El arte y la religión marginados
Las palabras de un antiguo poema bíblico (salmo 117) han sido aplicadas desde siempre a Cristo Resucitado: «la piedra rechazada por los arquitectos es ahora la piedra angular». La marginación de la religión por la sociedad no nos hacen perder el valor de piedra angular. El arte y la religión son decisivos para restablecer los vínculos en una sociedad gravemente enferma de narcisismo como la nuestra. Tenemos obligación de descubrir lo grande que se esconde en las cosas pequeñas de la vida religiosa: encender un cirio, entonar un canto, escuchar una música, gozar de unas flores, adornar con plantas, participar de una celebración solemne, hacer ayuno, separar ropas para los necesitados. Un dato: la mayoría de los 4 millones de CD de canto gregoriano grabados por monjes de un oscuro monasterio español fueron comprados por jóvenes. ¿Cómo es posible que una muestra de arte «medieval», y por lo tanto – según los genios de nuestra uni versidad – «oscurantista», tenga ese eco en la juventud actual? ¿Cómo algo tan mínimo puede llegar a ser un producto altamente valorado?
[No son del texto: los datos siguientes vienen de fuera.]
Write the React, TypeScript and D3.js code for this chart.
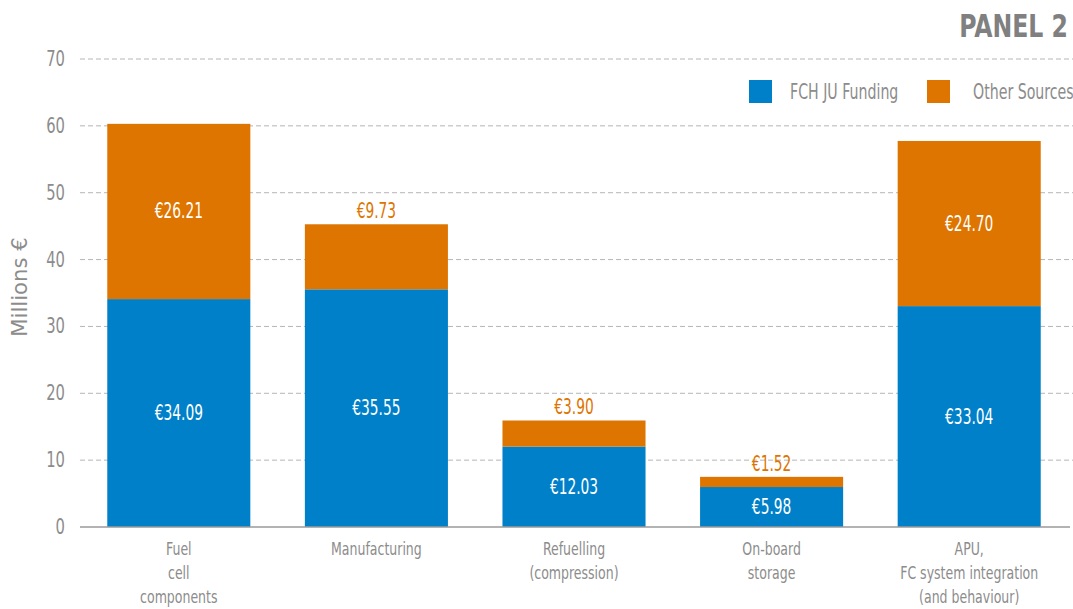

Está bien que los filósofos hablen y que respondan las cuestiones fundamentales de la existencia humana. Está bien que los antropólogos sepan crear la atmósfera para el diálogo, el entendimiento, la cooperación, la solidaridad, y la confianza.
Lo que está mal es que los religiosos nos resignemos a ser marginados por los «dirigistas» de los medios de comunicación. No es posible que aceptemos en silencio vergonzante que solo somos noticia cuando hay escándalos o el Papa está enfermo. Tenemos la obligación de conocer las verdades absolutas que orientan nuestro comportamiento y brotan de los principios puestos por Dios en nuestra inteligencia y corazón. Estamos viviendo una época de achanchamiento de lo religioso: hasta los mismos clérigos han convertido a lo grande del catolicismo en cosas banales; y lo mismo se diga de la «formación» católica de los colegios: no podemos aceptar que lo valioso y atrevido de la doctrina católica quede relegado a una dimensión chata y mezquina. Un ejemplo es el daño que sufrió la Iglesia durante los últimos años con las Misas de jóvenes guitarreros, cuando a ella se le reconoce haber sido la primera en mecenar las artes.
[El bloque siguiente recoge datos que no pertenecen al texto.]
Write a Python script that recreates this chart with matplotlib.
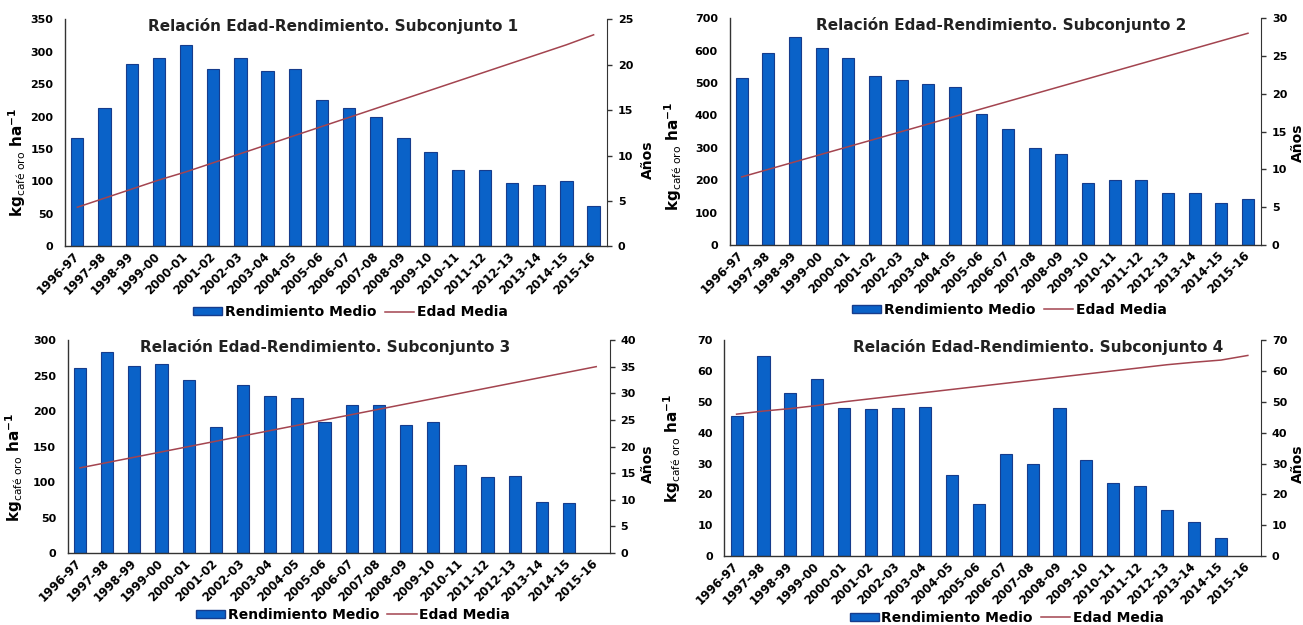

No podemos obligar a leer a un autor genial como Chesterton, que llegó a ser adalid del catolicismo por su atrevimiento, su desenvoltura para lidiar con los adversarios, y haber asumido el riesgo de interpretar la propia fe. ¿Por qué no surgen hoy católicos tales? Nadie piense que hablamos como «tradicionalistas», sino convencidos de que si no salimos a la palestra y dejamos la comodidad, la Iglesia será absorbida por la mentalidad atea, economicista de la vida, en la que «todo vale» y no hay ninguna verdad absoluta.
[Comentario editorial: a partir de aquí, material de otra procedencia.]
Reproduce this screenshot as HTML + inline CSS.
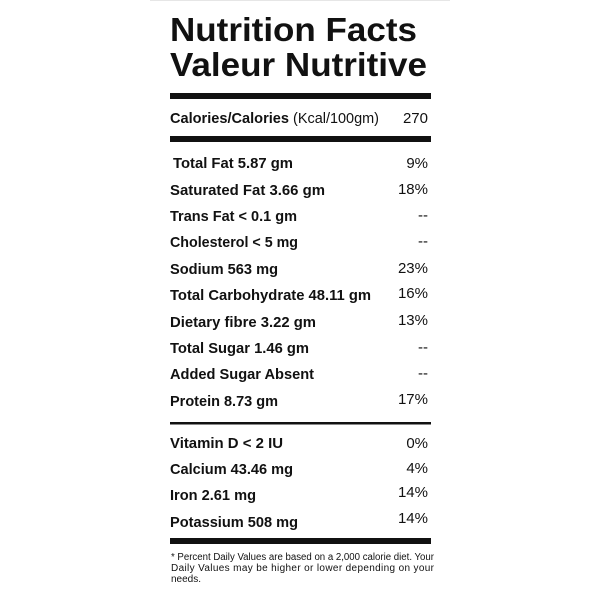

No podemos quedarnos con los brazos cruzados cuando los jóvenes responden que no les interesa saber lo que es bueno y lo que es malo, sino sólo reaccionar según sus sentimientos. Ya estamos sufriendo en carne propia – los argentinos – las consecuencias del capitalismo bebido a borbotones: está pasando por nuestras convicciones como una aplanadora que nada deja a su paso. ¿Cómo permitimos que semejante cáncer triunfe? No pretendemos una Iglesia «triunfante», pero no nos conformamos con una Iglesia que sólo bautice bebés y unja ancianos, o entregue alguna píldora «para ser buenos». La moral que enseñamos no es «católica», sino principios que tocan a todos los seres humanos. Ese ha sido el valor de los pensadores católicos: partir de lo que todos los hombres tenemos en común, y entregar una moral universal.